Each entry must be given again exactly; images do not belong in the copy.

++++++++

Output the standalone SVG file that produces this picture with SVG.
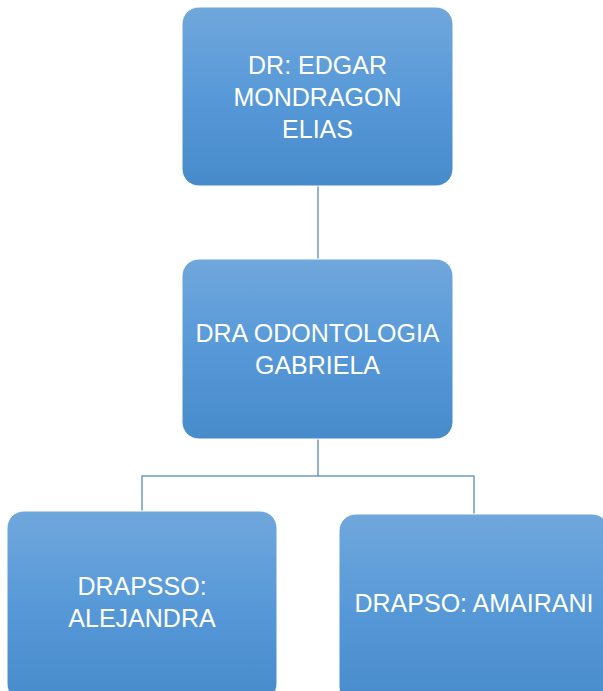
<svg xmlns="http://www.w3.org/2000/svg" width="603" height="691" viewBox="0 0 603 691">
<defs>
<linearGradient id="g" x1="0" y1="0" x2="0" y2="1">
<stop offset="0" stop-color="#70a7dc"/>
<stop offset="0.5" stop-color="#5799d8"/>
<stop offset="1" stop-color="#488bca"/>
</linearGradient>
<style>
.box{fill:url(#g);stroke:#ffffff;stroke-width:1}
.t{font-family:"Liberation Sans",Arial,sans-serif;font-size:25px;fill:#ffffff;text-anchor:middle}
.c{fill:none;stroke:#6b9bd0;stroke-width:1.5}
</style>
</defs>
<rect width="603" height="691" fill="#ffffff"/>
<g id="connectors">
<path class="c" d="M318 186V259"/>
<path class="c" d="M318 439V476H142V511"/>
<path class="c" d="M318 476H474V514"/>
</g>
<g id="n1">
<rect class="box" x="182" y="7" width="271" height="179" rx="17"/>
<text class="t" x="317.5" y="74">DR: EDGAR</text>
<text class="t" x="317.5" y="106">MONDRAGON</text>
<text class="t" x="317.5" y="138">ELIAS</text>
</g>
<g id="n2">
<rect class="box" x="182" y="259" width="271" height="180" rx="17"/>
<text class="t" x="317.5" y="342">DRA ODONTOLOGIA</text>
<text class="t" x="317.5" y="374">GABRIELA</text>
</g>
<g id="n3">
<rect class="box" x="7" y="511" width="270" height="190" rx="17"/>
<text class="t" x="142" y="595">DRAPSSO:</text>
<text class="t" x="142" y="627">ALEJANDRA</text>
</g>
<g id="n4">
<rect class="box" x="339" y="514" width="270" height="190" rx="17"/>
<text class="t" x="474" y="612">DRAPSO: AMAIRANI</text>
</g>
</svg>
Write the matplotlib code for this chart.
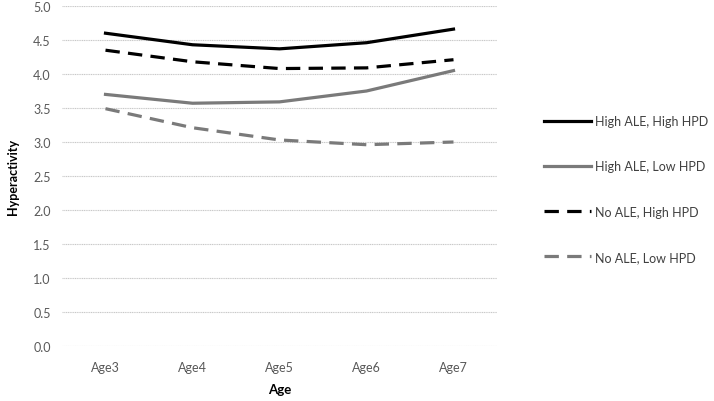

++++++++

→ **Result below**:
Output the standalone SVG file that produces this picture with SVG.
<svg xmlns="http://www.w3.org/2000/svg" width="603" height="691" viewBox="0 0 603 691">
<defs>
<linearGradient id="g" x1="0" y1="0" x2="0" y2="1">
<stop offset="0" stop-color="#70a7dc"/>
<stop offset="0.5" stop-color="#5799d8"/>
<stop offset="1" stop-color="#488bca"/>
</linearGradient>
<style>
.box{fill:url(#g);stroke:#ffffff;stroke-width:1}
.t{font-family:"Liberation Sans",Arial,sans-serif;font-size:25px;fill:#ffffff;text-anchor:middle}
.c{fill:none;stroke:#6b9bd0;stroke-width:1.5}
</style>
</defs>
<rect width="603" height="691" fill="#ffffff"/>
<g id="connectors">
<path class="c" d="M318 186V259"/>
<path class="c" d="M318 439V476H142V511"/>
<path class="c" d="M318 476H474V514"/>
</g>
<g id="n1">
<rect class="box" x="182" y="7" width="271" height="179" rx="17"/>
<text class="t" x="317.5" y="74">DR: EDGAR</text>
<text class="t" x="317.5" y="106">MONDRAGON</text>
<text class="t" x="317.5" y="138">ELIAS</text>
</g>
<g id="n2">
<rect class="box" x="182" y="259" width="271" height="180" rx="17"/>
<text class="t" x="317.5" y="342">DRA ODONTOLOGIA</text>
<text class="t" x="317.5" y="374">GABRIELA</text>
</g>
<g id="n3">
<rect class="box" x="7" y="511" width="270" height="190" rx="17"/>
<text class="t" x="142" y="595">DRAPSSO:</text>
<text class="t" x="142" y="627">ALEJANDRA</text>
</g>
<g id="n4">
<rect class="box" x="339" y="514" width="270" height="190" rx="17"/>
<text class="t" x="474" y="612">DRAPSO: AMAIRANI</text>
</g>
</svg>
Write the matplotlib code for this chart.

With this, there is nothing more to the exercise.